| EXERCISE GOAL |
Copy the data below exactly, omitting any picture it contains.

| INFORMATION SHOWN |
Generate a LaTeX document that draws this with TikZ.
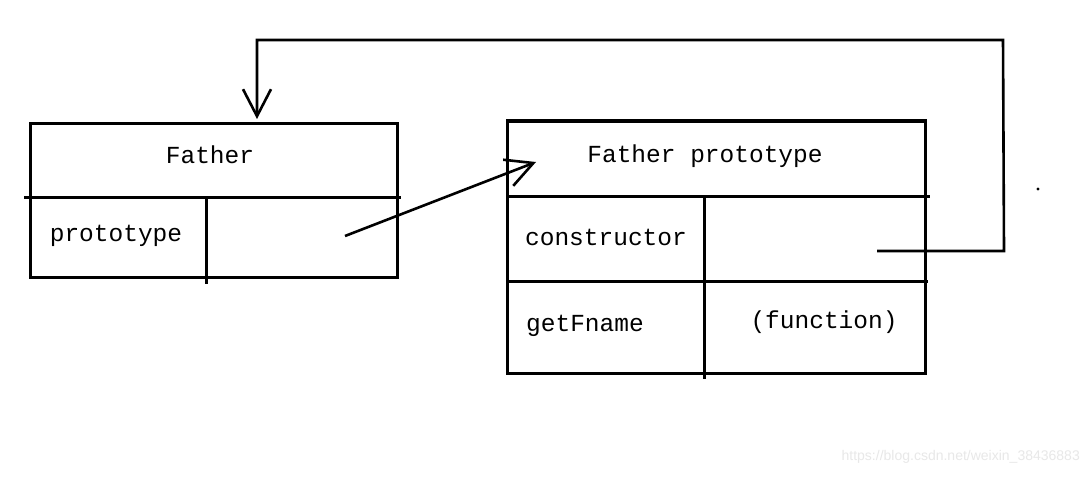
\documentclass[tikz,border=0pt]{standalone}
\usepackage{fontspec}
\setmainfont{Liberation Mono}
\newfontfamily\wmfont{Liberation Sans}
\usetikzlibrary{arrows.meta}
\begin{document}
\begin{tikzpicture}[x=1pt,y=-1pt,
  ln/.style={line width=3pt,line cap=rect},
  conn/.style={line width=2.6pt,-{Straight Barb[length=27pt,width=28pt,line width=2.6pt]}},
  lbl/.style={font=\fontsize{24.5}{24}\selectfont,inner sep=0pt}]
\useasboundingbox[fill=white] (0,0) rectangle (1091,476);
% Father box
\draw[ln] (30,123) rectangle (397,277);
\draw[ln] (25,197) -- (399,197);
\draw[ln] (206,197) -- (206,282);
\node[lbl] (fa) at (210,155) {Father};
\node[lbl] (fap) at (116,236) {prototype};
\coordinate (faslot) at (345,236);
% Father prototype box
\draw[ln] (507,121) rectangle (925,373);
\draw[ln] (507,196) -- (928,196);
\draw[ln] (507,281) -- (926,281);
\draw[ln] (704,196) -- (704,377);
\node[lbl] (fp) at (705,156) {Father prototype};
\node[lbl] (con) at (606,237) {constructor};
\node[lbl] (gf) at (585,326) {getFname};
\node[lbl] (fn) at (824,322) {(function)};
\coordinate (fptarget) at (536,162);
\coordinate (conslot) at (877,251);
\coordinate (c1) at (1004,251);
\coordinate (c2) at (1003,40);
\coordinate (c3) at (257,40);
\coordinate (fatarget) at (257,119);
% connectors
\draw[conn] (faslot) -- (fptarget);
\draw[conn,line join=miter] (conslot) -- (c1) -- (c2) -- (c3) -- (fatarget);
% stray dot
\fill (1038,189) circle (1.6);
% watermark
\node[font=\wmfont\fontsize{14}{14}\selectfont,text=black!9,anchor=east,inner sep=0pt] (wm) at (1080,457) {https://blog.csdn.net/weixin\_38436883};
\end{tikzpicture}
\end{document}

| ANSWER FOR THIS EXERCISE |
Generate a LaTeX document that draws this with TikZ.
\documentclass[tikz,border=0pt]{standalone}
\usepackage{fontspec}
\setmainfont{Liberation Mono}
\newfontfamily\wmfont{Liberation Sans}
\usetikzlibrary{arrows.meta}
\begin{document}
\begin{tikzpicture}[x=1pt,y=-1pt,
  ln/.style={line width=3pt,line cap=rect},
  conn/.style={line width=2.6pt,-{Straight Barb[length=27pt,width=28pt,line width=2.6pt]}},
  lbl/.style={font=\fontsize{24.5}{24}\selectfont,inner sep=0pt}]
\useasboundingbox[fill=white] (0,0) rectangle (1091,476);
% Father box
\draw[ln] (30,123) rectangle (397,277);
\draw[ln] (25,197) -- (399,197);
\draw[ln] (206,197) -- (206,282);
\node[lbl] (fa) at (210,155) {Father};
\node[lbl] (fap) at (116,236) {prototype};
\coordinate (faslot) at (345,236);
% Father prototype box
\draw[ln] (507,121) rectangle (925,373);
\draw[ln] (507,196) -- (928,196);
\draw[ln] (507,281) -- (926,281);
\draw[ln] (704,196) -- (704,377);
\node[lbl] (fp) at (705,156) {Father prototype};
\node[lbl] (con) at (606,237) {constructor};
\node[lbl] (gf) at (585,326) {getFname};
\node[lbl] (fn) at (824,322) {(function)};
\coordinate (fptarget) at (536,162);
\coordinate (conslot) at (877,251);
\coordinate (c1) at (1004,251);
\coordinate (c2) at (1003,40);
\coordinate (c3) at (257,40);
\coordinate (fatarget) at (257,119);
% connectors
\draw[conn] (faslot) -- (fptarget);
\draw[conn,line join=miter] (conslot) -- (c1) -- (c2) -- (c3) -- (fatarget);
% stray dot
\fill (1038,189) circle (1.6);
% watermark
\node[font=\wmfont\fontsize{14}{14}\selectfont,text=black!9,anchor=east,inner sep=0pt] (wm) at (1080,457) {https://blog.csdn.net/weixin\_38436883};
\end{tikzpicture}
\end{document}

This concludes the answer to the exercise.